I look at it this way: rather than eliminating the experience of the color red, we could observe it the way it is without our subjective qualification of whether we "like it" or not.
In my thinking, our pain/pleasure axis is severely consciousness-limiting, not to mention how much it influences our cognitive capacities.
This is something we Abolitionists would do well to keep in mind - that seeking pure bliss and limiting our perception and consciousness could limit our development.
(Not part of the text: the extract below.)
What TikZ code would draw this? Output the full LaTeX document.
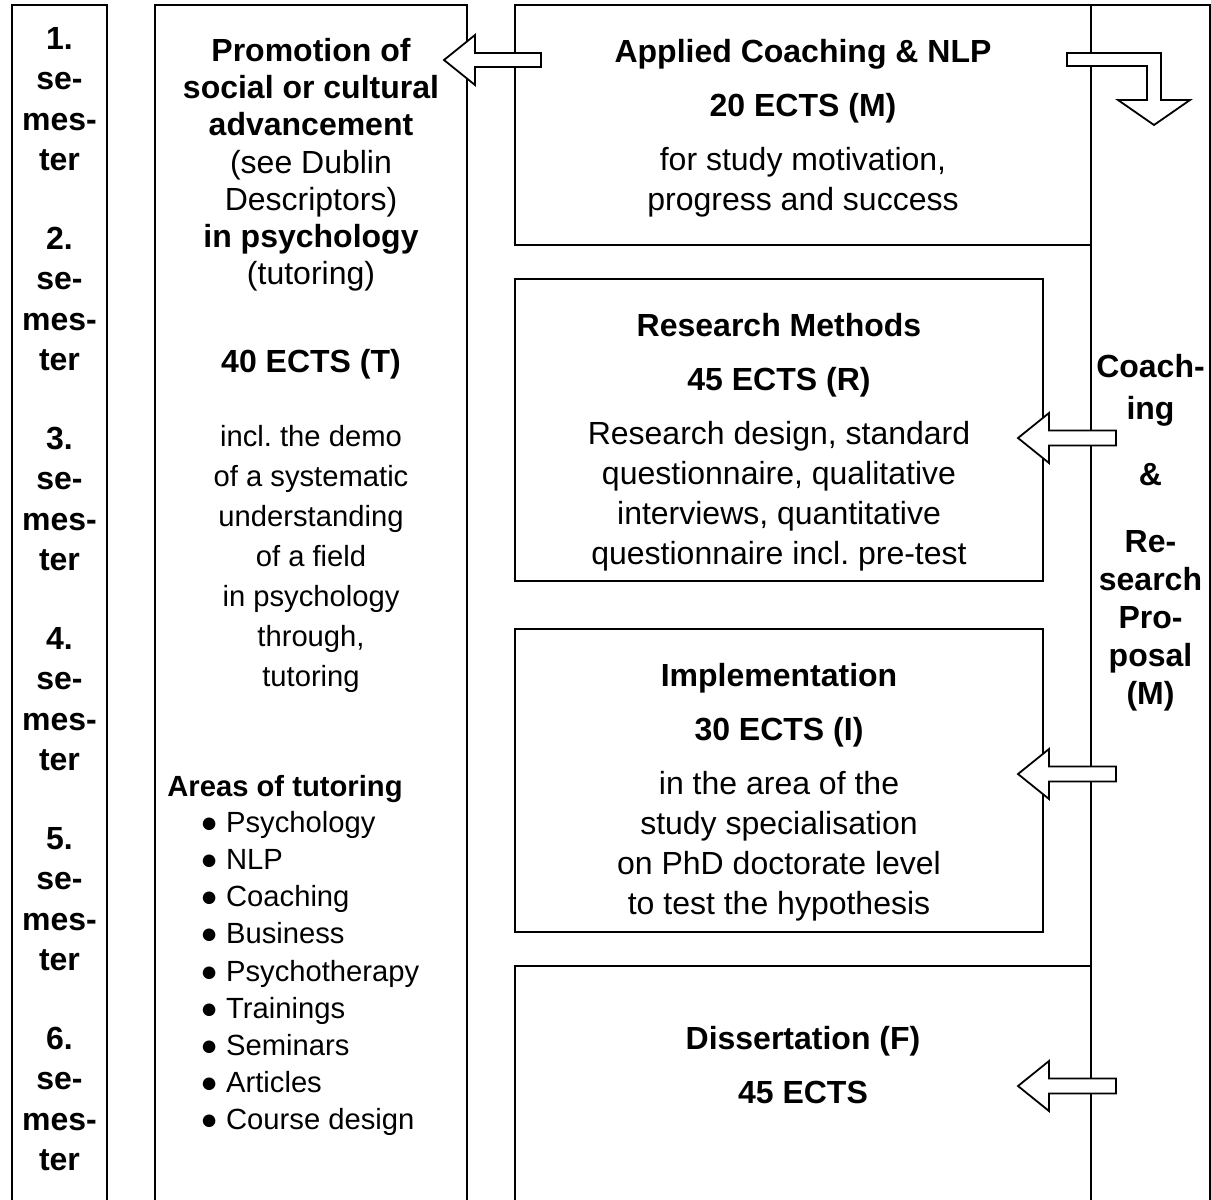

We will need to develop an approach that doesn't make us vulnerable to domination, or remove the ability to expand our consciousness. No doubt there are many more serious concerns to be addressed.
Dan
Nov 28, 2004, 06:08 PM
| QUOTE (Unknown @ Nov 28, 06:01 PM) |
| QUOTE (Dan @ Nov 28, 05:56 PM) | | I wonder what consciousness would need to understand, if not the causes of suffering or escapes from suffering |
to "Know thy Self". To understand the meaning of things, why they are as they are and so forth.
|
such a state would certainly be beneficial in the 'war on suffering'
Unknown
Nov 28, 2004, 06:10 PM
| QUOTE (Abolitionist @ Nov 28, 05:54 PM) |
| We believe that humankind would be benefited by freeing themselves from the pain/pleasure axis as well as our darwinian constitution. Then we would be better equipped to understand the universe and build a world based on our highest ideals. |
agreed, in a way.
By freeing from our pleasure/pain axis, you mean being able to control our pleasure/pain axis, which is all fine and dandy, but is also very dangerous because people would easily succumb and become addicted to over-amping their pleasure levels and would lose self-control.
Unknown
Nov 28, 2004, 06:14 PM
Even making it a personal choice (whether to have suffering abolished) is problematic because if such a technology (to abolish suffering) is addictive, then individuals will not have enough self-control to make rational decisions whether to continue using the technology or not. Hence the rationale behind prohibition of various drugs such as heroin. I guess heroin would make you feel great and abolish suffering but would lead to addiction. Just ask the Chinese and the effect it had on their society and economy during the Heroin Wars.
Unknown
Nov 28, 2004, 06:16 PM
Maybe you could abolish the experience of suffering through cingulotomy, though such a procedure also abolished motivation, whence we conclude that abolishing suffering will carry with it the abolishing of motivation. Is this really what we want?
Dan
Nov 28, 2004, 06:23 PM
we can't be satisfied with anything that isn't complete, universal and permanent
Unknown
Nov 28, 2004, 06:27 PM
| QUOTE (Dan @ Nov 28, 06:23 PM) |
| we can't be satisfied with anything that isn't complete, universal and permanent |
that being said, should we seek to satisfy our will or to make it more insatiable? I'm inclined towards making it more insatiable. Screw satiety; It's boring. It's death. Life consists in striving, consists in suffering, and you should not regard satiety as in end in itself but merely the means onto more striving.
Unknown
Nov 28, 2004, 06:30 PM
| QUOTE (Unknown @ Nov 28, 06:27 PM) |
| Life consists in striving, consists in suffering, |
the above quote is a generalization. I know all life is not suffering (that would be sad indeed) but suffering is a core component of life, at least for me. In life you deal with the both the "good" and the "bad", and then some.
Unknown
Nov 28, 2004, 06:38 PM
Just reflect on the fact that all the suffering you've experienced is like nothing compared to what can be experienced or has been experienced by others. The suffering you've experienced is like an infinitesimal little drop, and the whole wide ocean is there wondering why you would want to banish it from being experienced. The mind is a wonderful thing. The human mind has much potential for experiences such extremes as have not been experienced before. Your taste of suffering is but a glimpse into the experience. On the basis of this glimpse, are you confident enough to say that we should abolish it forever instead of developing our minds to better handle more extreme and myriad experiences?
Do you think the one who suffered and died on the cross would want to banish suffering? Do you think those who endured suffering and grew precisely because of the suffering would want to have it banished. Like so many things in life, suffering is a two-edged sword. It can be a very useful tool to those who learn how to harness it, or it can be just a painful experience that people would rather not have and who have not learned to use it as a tool.